» **Source data**:
##########

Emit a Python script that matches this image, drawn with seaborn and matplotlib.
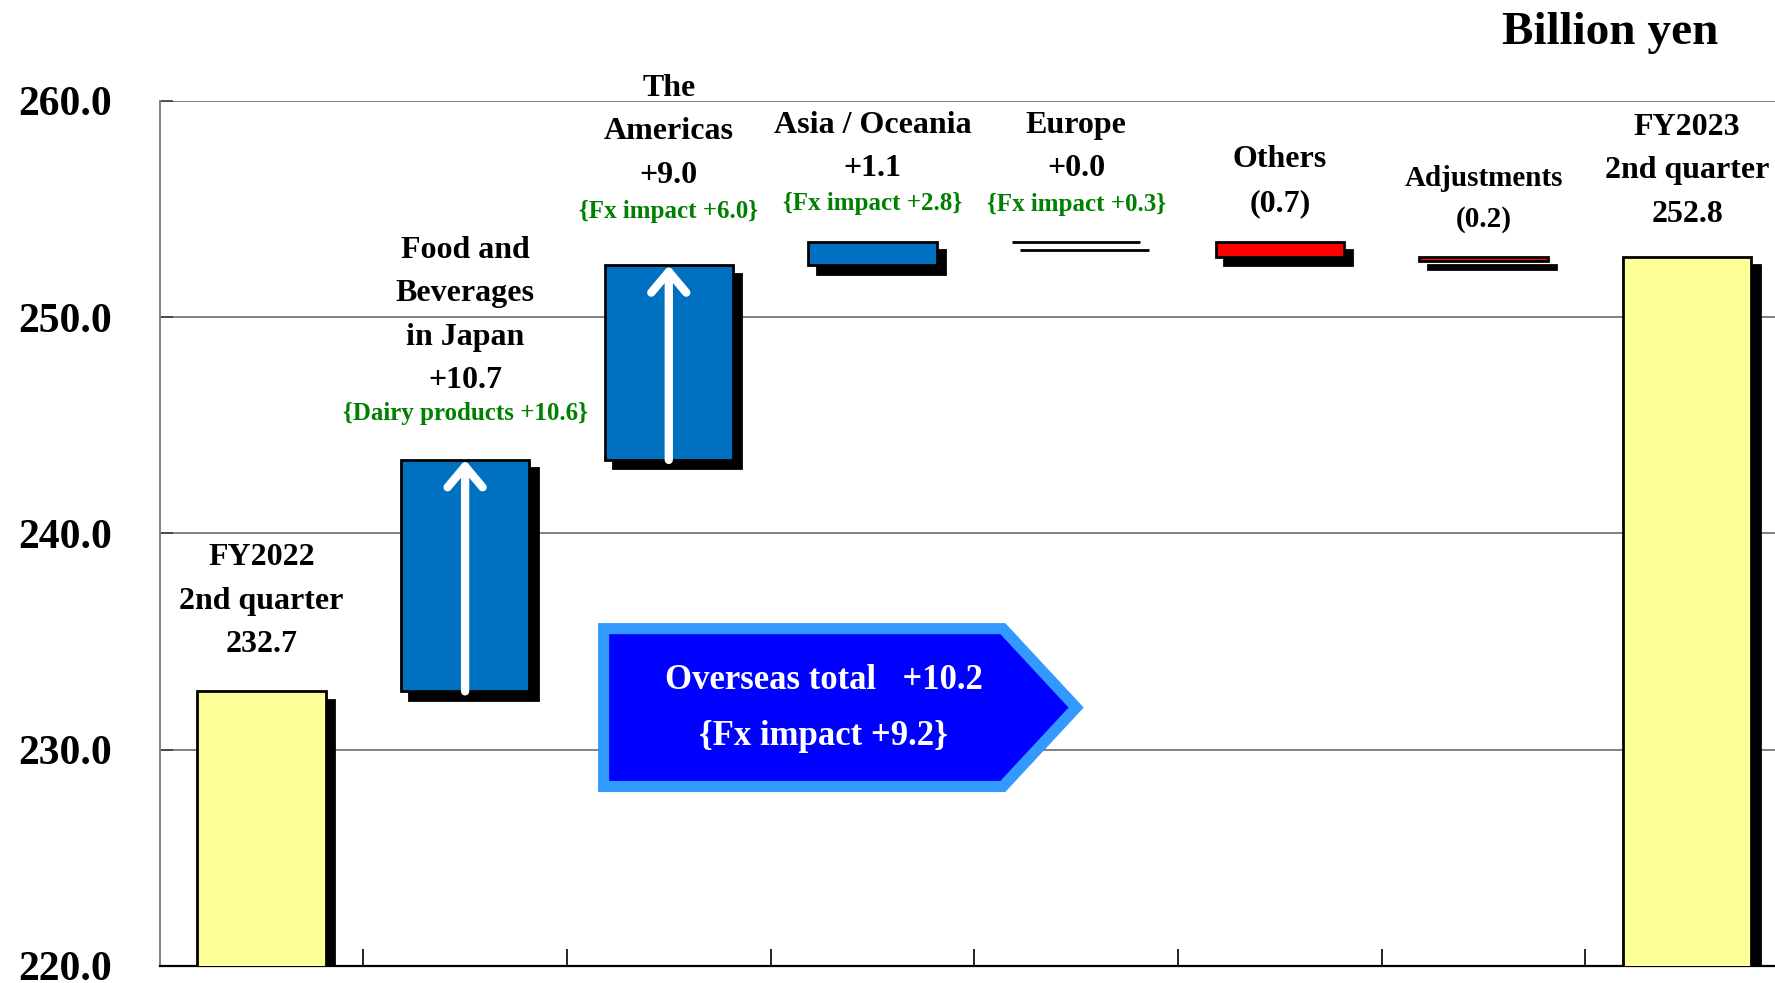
import matplotlib
matplotlib.use("Agg")
import matplotlib.pyplot as plt
import matplotlib.patheffects as pe
from matplotlib.patches import Polygon
import pandas as pd
import seaborn as sns

sns.set_style("white")
plt.rcParams["font.family"] = ["Liberation Serif", "DejaVu Serif"]
plt.rcParams["font.weight"] = "bold"
plt.rcParams["text.color"] = "black"
plt.rcParams["ytick.color"] = "black"

# data (billion yen)
items = ["FY2022 2Q", "Food and Beverages in Japan", "The Americas", "Asia / Oceania",
         "Europe", "Others", "Adjustments", "FY2023 2Q"]
start_value = 232.7
step_values = [10.7, 9.0, 1.1, 0.0, -0.7, -0.2]
end_value = 252.8
bar_labels = ["FY2022\n2nd quarter\n232.7", "Food and\nBeverages\nin Japan\n+10.7",
              "The\nAmericas\n+9.0", "Asia / Oceania\n+1.1", "Europe\n+0.0",
              "Others\n(0.7)", "Adjustments\n(0.2)", "FY2023\n2nd quarter\n252.8"]
notes = ["", "{Dairy products +10.6}", "{Fx impact +6.0}", "{Fx impact +2.8}",
         "{Fx impact +0.3}", "", "", ""]
overseas_total = 10.2
overseas_fx = 9.2
yticks = [220.0, 230.0, 240.0, 250.0, 260.0]

# waterfall geometry
bottoms, heights, colors, tops = [0.0], [start_value], ["#FFFF99"], [start_value]
cum = start_value
for v in step_values:
    bottoms.append(cum + min(v, 0))
    heights.append(abs(v))
    colors.append("#0070C0" if v >= 0 else "#FF0000")
    cum += v
    tops.append(max(cum, cum - v))
bottoms.append(0.0)
heights.append(end_value)
colors.append("#FFFF99")
tops.append(end_value)

df = pd.DataFrame({"item": items, "height": heights})

fig = plt.figure(figsize=(17.75, 9.83), dpi=100)
ax = fig.add_axes([0.0899, 0.0173, 0.918, 0.880])

sns.barplot(data=df, x="item", y="height", order=items, bottom=bottoms,
            color="#0070C0", saturation=1, facecolor=colors, edgecolor="black",
            linewidth=2, width=0.63, errorbar=None, ax=ax, zorder=3)

shadow = [pe.SimplePatchShadow(offset=(6, -6), shadow_rgbFace="black", alpha=1),
          pe.SimpleLineShadow(offset=(6, -6), shadow_color="black", alpha=1),
          pe.Normal()]
for p in ax.patches:
    p.set_path_effects(shadow)

ax.set_xlim(-0.5, 7.5)
ax.set_ylim(220, 260)
ax.set_xlabel("")
ax.set_ylabel("")
ax.set_xticks([i + 0.5 for i in range(7)])
ax.set_xticklabels([])
ax.tick_params(axis="x", bottom=True, direction="in", length=12, width=1.2, color="black")
ax.set_yticks(yticks)
ax.set_yticklabels([f"{t:.1f}" for t in yticks], fontsize=30, fontweight="bold", color="black")
ax.tick_params(axis="y", left=True, direction="in", length=9, width=1.2,
               color="#404040", labelcolor="black", pad=34)
ax.grid(axis="y", color="#808080", linewidth=1.4)
ax.set_axisbelow(True)
for s in ["top", "right"]:
    ax.spines[s].set_visible(False)
ax.spines["left"].set_color("#808080")
ax.spines["left"].set_linewidth(1.4)
ax.spines["bottom"].set_color("black")
ax.spines["bottom"].set_linewidth(1.6)

# white arrows inside the two big increases
for i in (1, 2):
    ax.annotate("", xy=(i, bottoms[i] + heights[i]), xytext=(i, bottoms[i]),
                arrowprops=dict(arrowstyle="->, head_length=0.5, head_width=0.42",
                                color="white", lw=6, mutation_scale=30,
                                shrinkA=0, shrinkB=0), zorder=5)

# labels above bars
label_pads = [1.5, 3.0, 3.5, 2.7, 2.7, 1.1, 1.1, 1.3]
note_pads = [0, 2.15, 2.5, 1.74, 1.7, 0, 0, 0]
for i, lab in enumerate(bar_labels):
    fs = 21 if i == 6 else 23
    ax.text(i, tops[i] + label_pads[i], lab, ha="center", va="bottom",
            fontsize=fs, fontweight="bold", linespacing=1.65, color="black")
    if notes[i]:
        ax.text(i, tops[i] + note_pads[i], notes[i], ha="center", va="center",
                fontsize=18, fontweight="bold", color="#008000")

# overseas total callout
callout = Polygon([(1.68, 235.6), (3.64, 235.6), (4.0, 231.95), (3.64, 228.3), (1.68, 228.3)],
                  closed=True, facecolor="#0000FF", edgecolor="#3399FF", linewidth=8,
                  joinstyle="miter", zorder=6)
ax.add_patch(callout)
ax.text(2.76, 233.2, f"Overseas total   +{overseas_total:.1f}", ha="center", va="center",
        fontsize=25, fontweight="bold", color="white", zorder=7)
ax.text(2.76, 230.6, f"{{Fx impact +{overseas_fx:.1f}}}", ha="center", va="center",
        fontsize=25, fontweight="bold", color="white", zorder=7)

fig.text(0.907, 0.966, "Billion yen", ha="center", va="center", fontsize=34, fontweight="bold")

fig.savefig("out.png", dpi=100)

##########

» **What you should do**:
Without the pictures, write out the whole listing above exactly as it appears.

» **Exercise result**:
Emit a Python script that matches this image, drawn with seaborn and matplotlib.
import matplotlib
matplotlib.use("Agg")
import matplotlib.pyplot as plt
import matplotlib.patheffects as pe
from matplotlib.patches import Polygon
import pandas as pd
import seaborn as sns

sns.set_style("white")
plt.rcParams["font.family"] = ["Liberation Serif", "DejaVu Serif"]
plt.rcParams["font.weight"] = "bold"
plt.rcParams["text.color"] = "black"
plt.rcParams["ytick.color"] = "black"

# data (billion yen)
items = ["FY2022 2Q", "Food and Beverages in Japan", "The Americas", "Asia / Oceania",
         "Europe", "Others", "Adjustments", "FY2023 2Q"]
start_value = 232.7
step_values = [10.7, 9.0, 1.1, 0.0, -0.7, -0.2]
end_value = 252.8
bar_labels = ["FY2022\n2nd quarter\n232.7", "Food and\nBeverages\nin Japan\n+10.7",
              "The\nAmericas\n+9.0", "Asia / Oceania\n+1.1", "Europe\n+0.0",
              "Others\n(0.7)", "Adjustments\n(0.2)", "FY2023\n2nd quarter\n252.8"]
notes = ["", "{Dairy products +10.6}", "{Fx impact +6.0}", "{Fx impact +2.8}",
         "{Fx impact +0.3}", "", "", ""]
overseas_total = 10.2
overseas_fx = 9.2
yticks = [220.0, 230.0, 240.0, 250.0, 260.0]

# waterfall geometry
bottoms, heights, colors, tops = [0.0], [start_value], ["#FFFF99"], [start_value]
cum = start_value
for v in step_values:
    bottoms.append(cum + min(v, 0))
    heights.append(abs(v))
    colors.append("#0070C0" if v >= 0 else "#FF0000")
    cum += v
    tops.append(max(cum, cum - v))
bottoms.append(0.0)
heights.append(end_value)
colors.append("#FFFF99")
tops.append(end_value)

df = pd.DataFrame({"item": items, "height": heights})

fig = plt.figure(figsize=(17.75, 9.83), dpi=100)
ax = fig.add_axes([0.0899, 0.0173, 0.918, 0.880])

sns.barplot(data=df, x="item", y="height", order=items, bottom=bottoms,
            color="#0070C0", saturation=1, facecolor=colors, edgecolor="black",
            linewidth=2, width=0.63, errorbar=None, ax=ax, zorder=3)

shadow = [pe.SimplePatchShadow(offset=(6, -6), shadow_rgbFace="black", alpha=1),
          pe.SimpleLineShadow(offset=(6, -6), shadow_color="black", alpha=1),
          pe.Normal()]
for p in ax.patches:
    p.set_path_effects(shadow)

ax.set_xlim(-0.5, 7.5)
ax.set_ylim(220, 260)
ax.set_xlabel("")
ax.set_ylabel("")
ax.set_xticks([i + 0.5 for i in range(7)])
ax.set_xticklabels([])
ax.tick_params(axis="x", bottom=True, direction="in", length=12, width=1.2, color="black")
ax.set_yticks(yticks)
ax.set_yticklabels([f"{t:.1f}" for t in yticks], fontsize=30, fontweight="bold", color="black")
ax.tick_params(axis="y", left=True, direction="in", length=9, width=1.2,
               color="#404040", labelcolor="black", pad=34)
ax.grid(axis="y", color="#808080", linewidth=1.4)
ax.set_axisbelow(True)
for s in ["top", "right"]:
    ax.spines[s].set_visible(False)
ax.spines["left"].set_color("#808080")
ax.spines["left"].set_linewidth(1.4)
ax.spines["bottom"].set_color("black")
ax.spines["bottom"].set_linewidth(1.6)

# white arrows inside the two big increases
for i in (1, 2):
    ax.annotate("", xy=(i, bottoms[i] + heights[i]), xytext=(i, bottoms[i]),
                arrowprops=dict(arrowstyle="->, head_length=0.5, head_width=0.42",
                                color="white", lw=6, mutation_scale=30,
                                shrinkA=0, shrinkB=0), zorder=5)

# labels above bars
label_pads = [1.5, 3.0, 3.5, 2.7, 2.7, 1.1, 1.1, 1.3]
note_pads = [0, 2.15, 2.5, 1.74, 1.7, 0, 0, 0]
for i, lab in enumerate(bar_labels):
    fs = 21 if i == 6 else 23
    ax.text(i, tops[i] + label_pads[i], lab, ha="center", va="bottom",
            fontsize=fs, fontweight="bold", linespacing=1.65, color="black")
    if notes[i]:
        ax.text(i, tops[i] + note_pads[i], notes[i], ha="center", va="center",
                fontsize=18, fontweight="bold", color="#008000")

# overseas total callout
callout = Polygon([(1.68, 235.6), (3.64, 235.6), (4.0, 231.95), (3.64, 228.3), (1.68, 228.3)],
                  closed=True, facecolor="#0000FF", edgecolor="#3399FF", linewidth=8,
                  joinstyle="miter", zorder=6)
ax.add_patch(callout)
ax.text(2.76, 233.2, f"Overseas total   +{overseas_total:.1f}", ha="center", va="center",
        fontsize=25, fontweight="bold", color="white", zorder=7)
ax.text(2.76, 230.6, f"{{Fx impact +{overseas_fx:.1f}}}", ha="center", va="center",
        fontsize=25, fontweight="bold", color="white", zorder=7)

fig.text(0.907, 0.966, "Billion yen", ha="center", va="center", fontsize=34, fontweight="bold")

fig.savefig("out.png", dpi=100)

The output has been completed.